It's morning now, and a few days have passed. Rob is outside the kitchen window, giving Pinky a bath, and he overhears a conversation between Mama and Aunt Carrie.
They're discussing the Widow Bascom, who lives down the road; rumor has it she's carrying on with her hired man.
Aunt Carrie thinks it's disgraceful, but Mama thinks they should be minding their own business, and "if Iris Bascom and her man giggle in the dark, they can have my blessing for whatever it's worth" (9.42).
Overhearing their conversation makes Rob think about an interaction he had with Mrs. Bascom shortly after her husband died.
He and a friend were running through her back yard when she came out of her house with a broom and smacked the boys hard on the shins.

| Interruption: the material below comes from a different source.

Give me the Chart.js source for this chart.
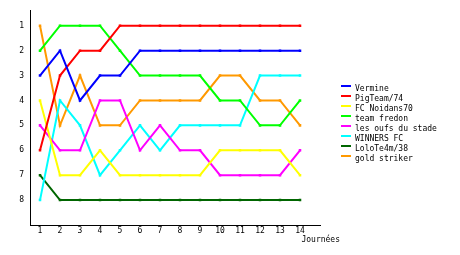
<!DOCTYPE html>
<html lang="fr">
<head>
    <meta charset="UTF-8">
    <title>Classement par journée</title>
    <script src="https://cdn.jsdelivr.net/npm/chart.js"></script>
    <style>
        html, body { margin: 0; padding: 0; background: #fff; }
        .chart-box { width: 460px; height: 255px; position: relative; }
    </style>
</head>
<body>
    <div class="chart-box">
        <canvas id="classement"></canvas>
    </div>

    <script>
        // Journées (x) et places (y)
        const journees = [1, 2, 3, 4, 5, 6, 7, 8, 9, 10, 11, 12, 13, 14];
        const places = [1, 2, 3, 4, 5, 6, 7, 8];

        const teams = ['Vermine', 'PigTeam/74', 'FC Noidans70', 'team fredon',
                       'les oufs du stade', 'WINNERS FC', 'LoloTe4m/38', 'gold striker'];

        const vermine   = [3, 2, 4, 3, 3, 2, 2, 2, 2, 2, 2, 2, 2, 2];
        const pigteam   = [6, 3, 2, 2, 1, 1, 1, 1, 1, 1, 1, 1, 1, 1];
        const noidans   = [4, 7, 7, 6, 7, 7, 7, 7, 7, 6, 6, 6, 6, 7];
        const fredon    = [2, 1, 1, 1, 2, 3, 3, 3, 3, 4, 4, 5, 5, 4];
        const oufs      = [5, 6, 6, 4, 4, 6, 5, 6, 6, 7, 7, 7, 7, 6];
        const winners   = [8, 4, 5, 7, 6, 5, 6, 5, 5, 5, 5, 3, 3, 3];
        const lolo      = [7, 8, 8, 8, 8, 8, 8, 8, 8, 8, 8, 8, 8, 8];
        const gold      = [1, 5, 3, 5, 5, 4, 4, 4, 4, 3, 3, 4, 4, 5];

        const series = [vermine, pigteam, noidans, fredon, oufs, winners, lolo, gold];
        const colors = ['#0000FF', '#FF0000', '#FFFF00', '#00FF00',
                        '#FF00FF', '#00FFFF', '#006600', '#FF9900'];

        const FONT = '"DejaVu Sans Mono", monospace';

        // legend + axis title drawn by hand to sit where the original has them
        const extras = {
            id: 'extras',
            afterDraw(chart) {
                const ctx = chart.ctx;
                const area = chart.chartArea;
                ctx.save();
                ctx.font = '8px ' + FONT;
                ctx.fillStyle = '#000';
                ctx.textBaseline = 'middle';
                ctx.textAlign = 'right';
                ctx.fillText('Journées', area.right + 20, 239.5);

                ctx.textAlign = 'left';
                chart.data.datasets.forEach((ds, i) => {
                    const y = 86 + i * 10;
                    ctx.fillStyle = ds.borderColor;
                    ctx.fillRect(341, y - 1, 10, 2);
                    ctx.fillStyle = '#000';
                    ctx.fillText(ds.label, 355, y + 3);
                });
                ctx.restore();
            }
        };

        const ctx = document.getElementById('classement').getContext('2d');
        new Chart(ctx, {
            type: 'line',
            data: {
                datasets: teams.map((name, i) => ({
                    label: name,
                    data: journees.map((j, k) => ({ x: j, y: series[i][k] })),
                    borderColor: colors[i],
                    backgroundColor: colors[i],
                    borderWidth: 2,
                    pointStyle: 'rect',
                    pointRadius: 1.8,
                    pointBorderWidth: 0,
                    tension: 0,
                    fill: false
                }))
            },
            plugins: [extras],
            options: {
                responsive: true,
                maintainAspectRatio: false,
                animation: false,
                layout: { padding: { top: 10, right: 140, left: 0, bottom: 0 } },
                plugins: {
                    legend: { display: false },
                    tooltip: { enabled: false }
                },
                scales: {
                    x: {
                        type: 'linear',
                        min: 0.5,
                        max: 15,
                        afterBuildTicks: s => { s.ticks = journees.map(v => ({ value: v })); },
                        afterFit: s => { s.height = 30; },
                        grid: { display: false, drawTicks: false },
                        border: { color: '#000', width: 1 },
                        ticks: { color: '#000', padding: 1, font: { family: FONT, size: 8 } }
                    },
                    y: {
                        type: 'linear',
                        reverse: true,
                        min: 0.4,
                        max: 9,
                        afterBuildTicks: s => { s.ticks = places.map(v => ({ value: v })); },
                        afterFit: s => { s.width = 30; },
                        grid: { display: false, drawTicks: false },
                        border: { color: '#000', width: 1 },
                        ticks: { color: '#000', padding: 6, font: { family: FONT, size: 8 } }
                    }
                }
            }
        });
    </script>
</body>
</html>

Rob thinks about another day, just recently, that he met up with Mrs. Bascom again.
He was walking down the road in front of her house when she asked him if he would help her move some flower pots.
Although he was nervous, he thought about the Book of Shaker and about being a good neighbor, and he decided to help her.
Afterward, she brought a glass of buttermilk and a big plate of cookies out onto the porch for Rob. The hired man, Ira Long, appeared, helping himself to a few cookies.
He and Rob and Mrs. Bascom talked about Rob's role in helping Apron give birth to the two calves. They also talked about the Rutland Fair, which was coming up soon. Rob said he would love to go, and take Pinky!, but he knew he wouldn't be able to, because his family doesn't own a horse, and the fair is far away.
As Rob is remembering all this and washing Pinky, Papa arrives and tells Rob that he's been invited to go to the fair with Mr. Tanner. Whoa! Good timing.
Turns out that Mrs. Bascom told Mrs. Tanner about how badly Rob wanted to go to the fair. Wow, must be true what they say: what goes around comes around.
Mr. Tanner wants Rob to help him show Apron's calves Bob and Bib at the fair. Rob can even bring Pinky! Everything's coming up Rob.
Aunt Carrie tells Rob that she's going to give him ten cents for the fair, but he can't tell Mama or Papa about it. Sneaky.